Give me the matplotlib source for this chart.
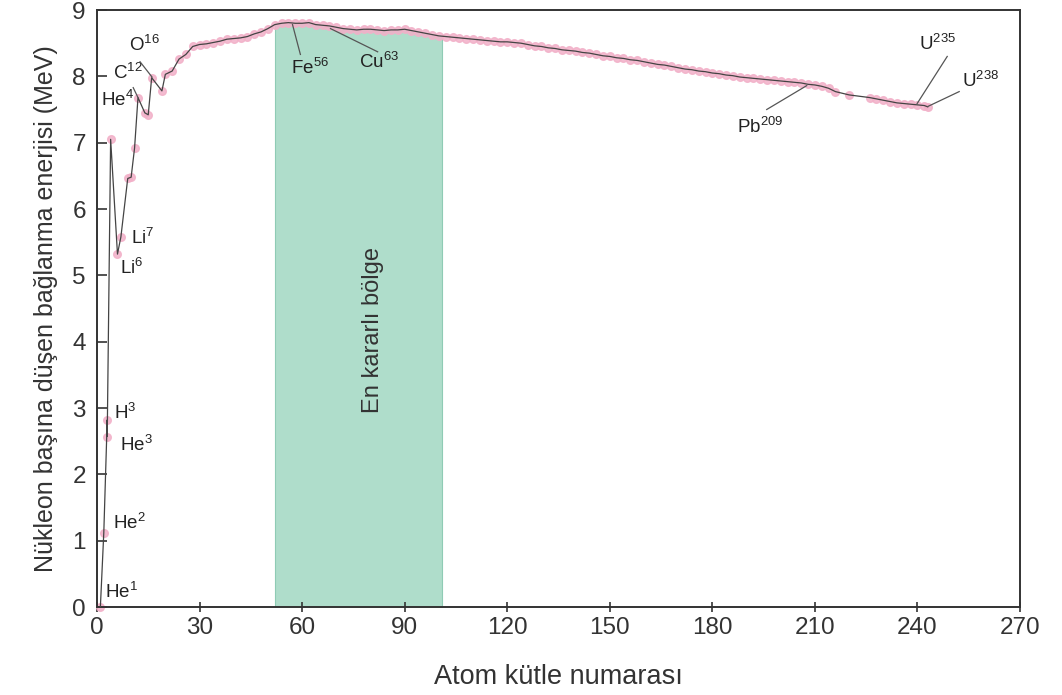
import numpy as np
import matplotlib
matplotlib.use('Agg')
import matplotlib.pyplot as plt

plt.rcParams['font.family'] = ['Liberation Sans', 'DejaVu Sans']
plt.rcParams['mathtext.default'] = 'regular'

# ── veri (grafikten okunan yaklaşık değerler) ──
kutle = [1, 2, 3, 3, 4, 6, 7, 9, 10, 11, 12, 14, 15, 16, 19,
         20, 22, 24, 26, 28, 30, 32, 34, 36, 38, 40, 42, 44, 46, 48,
         50, 52, 54, 56, 58, 60, 62, 64, 66, 68, 70, 72, 74, 76, 78,
         80, 82, 84, 86, 88, 90, 92, 94, 96, 98, 100, 102, 104, 106, 108,
         110, 112, 114, 116, 118, 120, 122, 124, 126, 128, 130, 132, 134, 136, 138,
         140, 142, 144, 146, 148, 150, 152, 154, 156, 158, 160, 162, 164, 166, 168,
         170, 172, 174, 176, 178, 180, 182, 184, 186, 188, 190, 192, 194, 196, 198,
         200, 202, 204, 206, 208, 210, 212, 214, 216, 220,
         226, 228, 230, 232, 234, 236, 238, 240, 242, 243]
enerji = [0.0, 1.12, 2.82, 2.57, 7.05, 5.32, 5.58, 6.46, 6.48, 6.92, 7.68, 7.45, 7.42, 7.98, 7.78,
          8.03, 8.08, 8.26, 8.33, 8.45, 8.48, 8.49, 8.51, 8.53, 8.56, 8.57, 8.58, 8.60, 8.64, 8.67,
          8.72, 8.78, 8.80, 8.81, 8.80, 8.80, 8.81, 8.78, 8.77, 8.76, 8.74, 8.72, 8.71, 8.70, 8.71,
          8.71, 8.70, 8.69, 8.70, 8.70, 8.71, 8.69, 8.67, 8.65, 8.63, 8.61, 8.60, 8.59, 8.58, 8.57,
          8.56, 8.55, 8.54, 8.53, 8.52, 8.52, 8.51, 8.50, 8.48, 8.46, 8.45, 8.43, 8.42, 8.40, 8.39,
          8.38, 8.36, 8.35, 8.33, 8.31, 8.30, 8.28, 8.27, 8.25, 8.24, 8.22, 8.20, 8.18, 8.17, 8.15,
          8.13, 8.11, 8.10, 8.08, 8.07, 8.05, 8.04, 8.02, 8.01, 7.99, 7.98, 7.97, 7.96, 7.95, 7.94,
          7.93, 7.92, 7.91, 7.90, 7.88, 7.87, 7.85, 7.82, 7.77, 7.72,
          7.68, 7.66, 7.64, 7.62, 7.60, 7.59, 7.58, 7.57, 7.56, 7.54]

kararli_bolge = (52, 101)

# etiket: (metin, metin_x, metin_y, çizgi başlangıcı, çizgi sonu)
etiketler = [
    ('He$^{1}$', 7.3, 0.23, None, None),
    ('He$^{2}$', 9.6, 1.27, None, None),
    ('H$^{3}$', 8.3, 2.93, None, None),
    ('He$^{3}$', 11.6, 2.44, None, None),
    ('He$^{4}$', 5.9, 7.64, None, None),
    ('Li$^{7}$', 13.4, 5.57, None, None),
    ('Li$^{6}$', 10.2, 5.11, None, None),
    ('C$^{12}$', 9.0, 8.05, (10.6, 7.83), (12, 7.68)),
    ('O$^{16}$', 13.9, 8.48, (12.6, 8.22), (16.1, 7.99)),
    ('Fe$^{56}$', 62.2, 8.13, (57.2, 8.78), (59.5, 8.33)),
    ('Cu$^{63}$', 82.4, 8.22, (68.3, 8.72), (82.1, 8.37)),
    ('Pb$^{209}$', 194, 7.24, (207.6, 7.86), (195.9, 7.50)),
    ('U$^{235}$', 246, 8.49, (248.7, 8.30), (239.9, 7.59)),
    ('U$^{238}$', 258.4, 7.93, (252.2, 7.77), (243.2, 7.55)),
]

# ── çizim ──
fig = plt.figure(figsize=(10.62, 6.95), dpi=100)
ax = fig.add_axes([0.0913, 0.1266, 0.8692, 0.859])

x = np.array(kutle, dtype=float)
y = np.array(enerji)

# en kararlı bölge
a, b = kararli_bolge
ic = (x > a) & (x < b)
fx = np.concatenate([[a], x[ic], [b]])
fy = np.concatenate([[np.interp(a, x[4:], y[4:])], y[ic], [np.interp(b, x[4:], y[4:])]])
ax.fill_between(fx, 0, fy, color='#afddcb', linewidth=0, zorder=1)
ax.plot([a, a], [0, fy[0]], color='#8fcbb5', linewidth=0.8, zorder=1)
ax.plot([b, b], [0, fy[-1]], color='#8fcbb5', linewidth=0.8, zorder=1)
ax.text(80.6, 4.18, 'En kararlı bölge', rotation=90, ha='center', va='center',
        fontsize=17, color='#333333')

ax.plot(x, y, color='#f2b0c8', marker='o', markersize=5.5, linestyle='none',
        alpha=0.85, zorder=2, clip_on=False)
ax.plot(x, y, color='#444444', linewidth=0.9, zorder=3)

for metin, tx, ty, p1, p2 in etiketler:
    ax.text(tx, ty, metin, ha='center', va='center', fontsize=13.5, color='#222222')
    if p1 is not None:
        ax.plot([p1[0], p2[0]], [p1[1], p2[1]], color='#555555', linewidth=0.9, zorder=4)

ax.set_xlim(0, 270)
ax.set_ylim(0, 9)
ax.set_xticks(range(0, 271, 30))
ax.set_yticks(range(0, 10))
ax.tick_params(axis='x', direction='inout', length=7, width=1.2, labelsize=17.5,
               pad=4, colors='#333333')
ax.tick_params(axis='y', direction='in', length=7, width=1.2, labelsize=17.5,
               pad=8, colors='#333333')
for s in ax.spines.values():
    s.set_color('#333333')
    s.set_linewidth(1.4)

ax.set_xlabel('Atom kütle numarası', fontsize=19.5, color='#333333', labelpad=18)
ax.set_ylabel('Nükleon başına düşen bağlanma enerjisi (MeV)', fontsize=18,
              color='#333333', labelpad=10)

fig.savefig('out.png', dpi=100)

___

#### To be done
Restate only the lines running from the start of the material above through the line containing "plt.rcParams['mathtext.default'] = 'regular'", ends included. No pictures.

#### Response to this task
Give me the matplotlib source for this chart.
import numpy as np
import matplotlib
matplotlib.use('Agg')
import matplotlib.pyplot as plt

plt.rcParams['font.family'] = ['Liberation Sans', 'DejaVu Sans']
plt.rcParams['mathtext.default'] = 'regular'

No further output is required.